Impactos del racismo: ciudades dormitorio
Poder Prieto

Afrodescendiente. Activista y defensor de derechos humanos. Con licenciatura en Ciencias Políticas y Administración Pública por la FES Acatlán. Exbecario del gobierno de Estados Unidos en el programa The International Visitor Leadership Program (IVLP).

Twitter:@r_pavon

Impactos del racismo: ciudades dormitorio
Foto: Cortesía

En mi columna anterior esbocé algunas de las manifestaciones del racismo que, a mi parecer, son de las que más claramente podemos percibir en el cotidiano, así como algunos de sus impactos en la vida de las personas. En esta ocasión, quiero insistir en el tema de las ciudades dormitorio porque es una de esas manifestaciones que me atraviesa de forma muy personal. Por lo que en estas líneas compartiré un pequeño fragmento de mi historia. 

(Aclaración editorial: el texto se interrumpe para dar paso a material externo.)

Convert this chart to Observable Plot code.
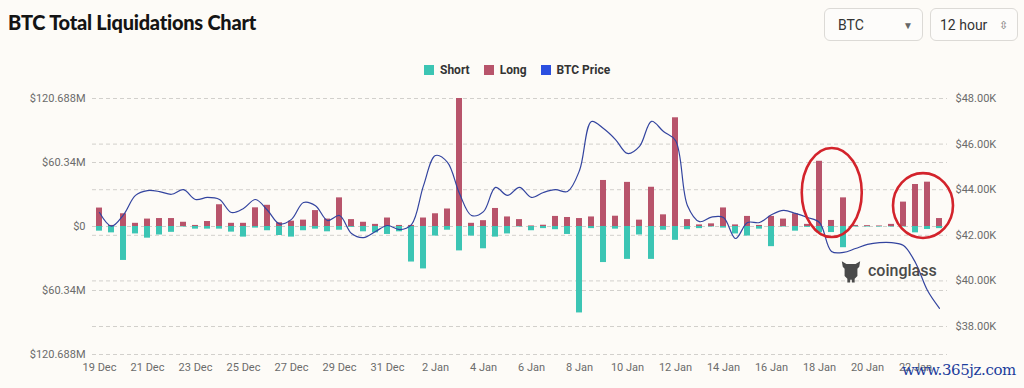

Mi madre y mi padre migraron a la gran ciudad en búsqueda de mejores condiciones de vida. Ambos padecieron la pobreza extrema de las comunidades rurales en el interior del país. Se conocieron en el municipio de Ecatepec, Estado de México. En una zona que en su momento marcaba el límite de la mancha urbana. Ahí decidieron formar una familia y construir un hogar. Mi madre se dedicó a la crianza y cuidado de sus hijes. Mi padre tenía que trasladarse diariamente al Distrito Federal a trabajar. Aunque por aquellas fechas los tiempos de traslado no eran tan amplios y él podía llegar a su trabajo en apenas media hora. 

Toda mi infancia y adolescencia las pase enteramente en ese barrio que cambiaba rápidamente, que cada vez era más gris. Sin ser consciente, me volví testigo del crecimiento desordenado de la ciudad monstruo. Cuando ingresé al bachillerato tenía que trasladarme al Distrito Federal para estudiar, invirtiendo/perdiendo dos horas diarias en traslados. Ese tiempo “invertido” incrementó en mi etapa universitaria, cuando salía de casa antes de que emergiera el sol y volvía para cuando el sol ya se había ocultado. Una andanza que vivimos muchas personas y que se ve perfectamente retratada en aquella película llamada La clase obrera no va al paraíso. Yo, como millones de personas, me levantaba temprano asumiendo que era una cuestión natural desgastarme física, económica y moralmente en afán de una vida mejor y, al igual que en la película, no era consciente de la violencia tan terrible que esa “segregación” implicaba. 

No fue sino hasta el año pasado, al dirigirme al velorio del querido tío Armando, cuando después de dos horas de camino en auto, llegamos a una zona habitacional casi fantasma, con casas tipo dúplex superpequeñitas, muchas de ellas abandonadas y saqueadas. Ahí vivía mi tío, el perdía entre cinco y seis horas diarias de su tiempo en sus traslados a la Ciudad de México donde trabajaba. A su casa solo llega a dormir, no había tiempo para más.  

Esas son las ciudades dormitorio, guetos modernos en los que se aglomeran las viviendas de la clase trabajadora. Ese sector social que se gasta alrededor de una sexta parte de su sueldo en trasporte; la que recicla los envases de crema para llevar su comida; la que se echa un “coyotito” en el trasporte para recuperar el sueño perdido. Muchas de estas personas piensan todos los días en lo bueno que sería vivir más cerca de su trabajo o de su escuela. Pero ven rotas sus añoranzas en una ciudad que los expulsa con rentas de 7 mil pesos mensuales, o con esos anuncios aspiracioncitas que ofrecen hipotecas de alrededor de 2 millones de pesos por un departamento tipo loft de 42 m² o menos. 

Es por esto que el antirracismo también implica luchar contra la marginación y la segregación social, implica luchar por el derecho a la ciudad.